> TASK BRIEF
Repeat, exactly and only, the lines from the beginning of the data through the line with "const total = d3.sum(votes)". Pictures are left out.

> GIVEN MATERIAL
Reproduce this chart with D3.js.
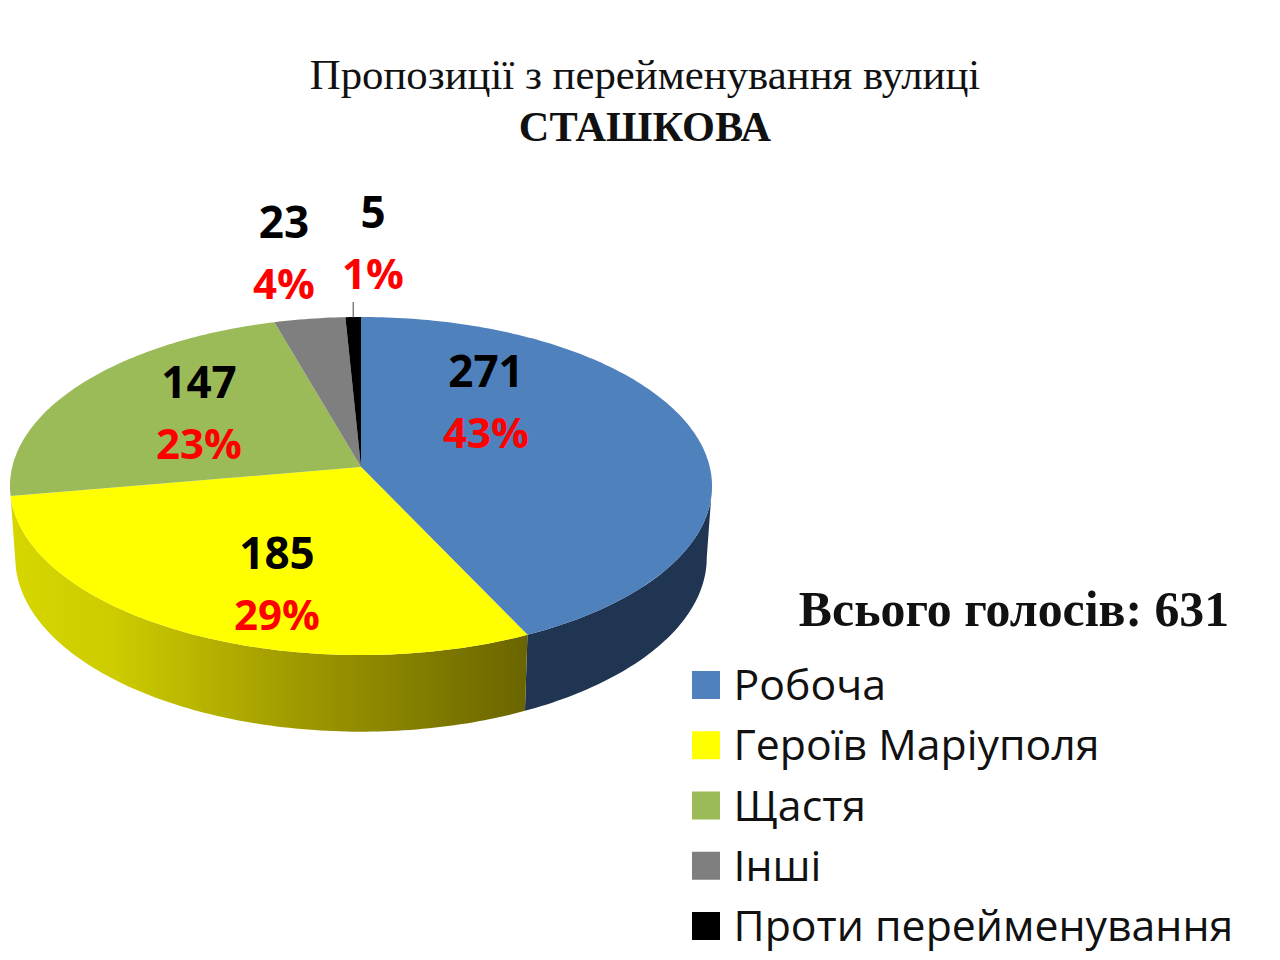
<!DOCTYPE html>
<html>
<head>
<meta charset="utf-8">
<title>Сташкова</title>
<script src="https://cdn.jsdelivr.net/npm/d3@7"></script>
<style>
  html, body { margin: 0; padding: 0; background: #fff; }
  svg { display: block; }
</style>
</head>
<body>
<svg id="chart" width="1280" height="960"></svg>
<script>
const categories = ["Робоча", "Героїв Маріуполя", "Щастя", "Інші", "Проти перейменування"]
const votes = [271, 185, 147, 23, 5]
const colors = ["#4f81bd", "#ffff00", "#9bbb59", "#7f7f7f", "#000000"]
const totalLabel = "Всього голосів: 631"

// where each value/percent pair sits (centre x, value baseline)
const labelAnchors = [[486, 387], [277, 569], [199, 398], [284, 238], [373, 228]]

const width = 1280
const height = 960
const svg = d3.select("#chart")

// perspective projection of the flat pie onto the page, v grows towards the viewer
const persp = 0.1124
function topFace(a) {
  const u = Math.sin(a), v = -Math.cos(a), w = 1 - persp * v
  return [361 + 348.8 * u / w, 467 + 166.9 * v / w]
}
function bottomFace(a) {
  const u = Math.sin(a), v = -Math.cos(a), w = 1 - persp * v
  return [361 + 0.985 * 348.8 * u / w, 538 + 1.03 * 166.9 * v / w]
}
function arcPoints(face, a0, a1) {
  const n = Math.max(2, Math.ceil(Math.abs(a1 - a0) * 60))
  return d3.range(n + 1).map(i => face(a0 + (a1 - a0) * i / n))
}

const pie = d3.pie().sort(null)
const slices = pie(votes)
const line = d3.line()
const total = d3.sum(votes)

const defs = svg.append("defs")
const yellowGrad = defs.append("linearGradient")
    .attr("id", "yellow-side")
    .attr("gradientUnits", "userSpaceOnUse")
    .attr("x1", 12).attr("x2", 525).attr("y1", 0).attr("y2", 0)
yellowGrad.selectAll("stop")
  .data([[0, "#d6d600"], [0.2, "#cccc00"], [0.55, "#a09a00"], [1, "#6b6500"]])
  .join("stop")
    .attr("offset", d => d[0])
    .attr("stop-color", d => d[1])

// side walls, only the front part of the rim can be seen
const rightEdge = Math.acos(-persp)
const leftEdge = 2 * Math.PI - rightEdge
const sideFill = ["#1f3552", "url(#yellow-side)"]
svg.append("g")
  .selectAll("path")
  .data(slices.slice(0, 2))
  .join("path")
    .attr("fill", (d, i) => sideFill[i])
    .attr("d", d => {
      const a0 = Math.max(d.startAngle, rightEdge)
      const a1 = Math.min(d.endAngle, leftEdge)
      return line(arcPoints(topFace, a0, a1).concat(arcPoints(bottomFace, a1, a0))) + "Z"
    })

// top face
svg.append("g")
  .selectAll("path")
  .data(slices)
  .join("path")
    .attr("fill", (d, i) => colors[i])
    .attr("d", d => line([[361, 467]].concat(arcPoints(topFace, d.startAngle, d.endAngle))) + "Z")

// leader line of the smallest slice
const last = slices[slices.length - 1]
const leaderTop = topFace((last.startAngle + last.endAngle) / 2)
svg.append("line")
    .attr("x1", leaderTop[0]).attr("x2", leaderTop[0])
    .attr("y1", leaderTop[1] + 1).attr("y2", leaderTop[1] - 15)
    .attr("stroke", "#404040")
    .attr("stroke-width", 1)

const labelFont = "'Open Sans', 'Noto Sans', sans-serif"
const labels = svg.append("g")
  .selectAll("g")
  .data(votes)
  .join("g")
    .attr("text-anchor", "middle")
    .attr("font-family", labelFont)
    .attr("font-weight", 700)
labels.append("text")
    .attr("x", (d, i) => labelAnchors[i][0])
    .attr("y", (d, i) => labelAnchors[i][1])
    .attr("font-size", 44)
    .attr("fill", "#000")
    .text(d => d)
labels.append("text")
    .attr("x", (d, i) => labelAnchors[i][0])
    .attr("y", (d, i) => labelAnchors[i][1] + 61)
    .attr("font-size", 42)
    .attr("fill", "#ff0000")
    .text(d => Math.round(d / total * 100) + "%")

// titles
const serif = "'Liberation Serif', 'Times New Roman', serif"
svg.append("text")
    .attr("x", 645).attr("y", 89)
    .attr("text-anchor", "middle")
    .attr("font-family", serif)
    .attr("font-size", 42.8)
    .attr("fill", "#111")
    .text("Пропозиції з перейменування вулиці")
svg.append("text")
    .attr("x", 645).attr("y", 141)
    .attr("text-anchor", "middle")
    .attr("font-family", serif)
    .attr("font-weight", 700)
    .attr("font-size", 42.3)
    .attr("fill", "#111")
    .text("СТАШКОВА")
svg.append("text")
    .attr("x", 1014).attr("y", 626)
    .attr("text-anchor", "middle")
    .attr("font-family", serif)
    .attr("font-weight", 700)
    .attr("font-size", 49.8)
    .attr("fill", "#111")
    .text(totalLabel)

// legend
const legendY = d3.scalePoint().domain(categories).range([685, 926])
const legend = svg.append("g")
  .selectAll("g")
  .data(categories)
  .join("g")
    .attr("transform", d => `translate(692,${legendY(d)})`)
legend.append("rect")
    .attr("y", -14)
    .attr("width", 28)
    .attr("height", 28)
    .attr("fill", (d, i) => colors[i])
legend.append("text")
    .attr("x", 41.5)
    .attr("y", 15)
    .attr("font-family", labelFont)
    .attr("font-size", 42.8)
    .attr("fill", "#111")
    .text(d => d)
</script>
</body>
</html>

> SOLUTION
Reproduce this chart with D3.js.
<!DOCTYPE html>
<html>
<head>
<meta charset="utf-8">
<title>Сташкова</title>
<script src="https://cdn.jsdelivr.net/npm/d3@7"></script>
<style>
  html, body { margin: 0; padding: 0; background: #fff; }
  svg { display: block; }
</style>
</head>
<body>
<svg id="chart" width="1280" height="960"></svg>
<script>
const categories = ["Робоча", "Героїв Маріуполя", "Щастя", "Інші", "Проти перейменування"]
const votes = [271, 185, 147, 23, 5]
const colors = ["#4f81bd", "#ffff00", "#9bbb59", "#7f7f7f", "#000000"]
const totalLabel = "Всього голосів: 631"

// where each value/percent pair sits (centre x, value baseline)
const labelAnchors = [[486, 387], [277, 569], [199, 398], [284, 238], [373, 228]]

const width = 1280
const height = 960
const svg = d3.select("#chart")

// perspective projection of the flat pie onto the page, v grows towards the viewer
const persp = 0.1124
function topFace(a) {
  const u = Math.sin(a), v = -Math.cos(a), w = 1 - persp * v
  return [361 + 348.8 * u / w, 467 + 166.9 * v / w]
}
function bottomFace(a) {
  const u = Math.sin(a), v = -Math.cos(a), w = 1 - persp * v
  return [361 + 0.985 * 348.8 * u / w, 538 + 1.03 * 166.9 * v / w]
}
function arcPoints(face, a0, a1) {
  const n = Math.max(2, Math.ceil(Math.abs(a1 - a0) * 60))
  return d3.range(n + 1).map(i => face(a0 + (a1 - a0) * i / n))
}

const pie = d3.pie().sort(null)
const slices = pie(votes)
const line = d3.line()
const total = d3.sum(votes)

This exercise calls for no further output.